Early Warning and Emergency Action Procedure

PATRICIA NOZIPHO JANUARY-BARDILL, Committee Expert, reporting on the actions of the Working Group on the Early Warning and Emergency Action Procedure, said that at its current session the Committee had received requests for action under the early warning and emergency action procedure concerning Brazil, Nicaragua, Peru, Suriname, the Lao People’s Democratic Republic and Suriname. Another issue she hoped to address was the case of the Western Shoshone, given the lack of response from the United States on the matter, which had been due in July.
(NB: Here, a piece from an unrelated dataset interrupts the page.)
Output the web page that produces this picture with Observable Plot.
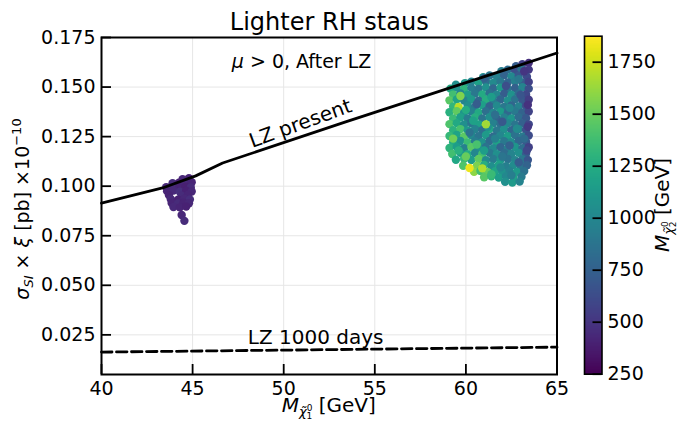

On Brazil, the request had been made on behalf of the indigenous peoples in the State of Roraima, who claimed their land was being illegally exploited. There was a Presidential decree in place to demarcate indigenous reserves and ensure their protection, but non-indigenous illegal occupants had not yet been removed from the territory, which had led to the persistence of legal disputes and physical attacks. The working group recommended that a letter be sent to the State party asking for information and highlighting the urgency of the case. Following a response by the State party the Committee could then judge how it would use the early warning and urgent action procedure. The letter should also urge the Government and the competent authorities to take the necessary measures to protect the peoples concerned and to prevent the further erosion of the land or resources that they had traditionally occupied or used. The working group suggested requesting the State party to respond by 31 December 2006, so that by February/March 2007 the Committee could address the matter.

Committee Experts suggested that it would perhaps be better to simply address a letter to the Government requesting the reasons why the Presidential decree on land demarcation had not entered into force.

Accordingly, the Committee decided to draft such a letter to the Government.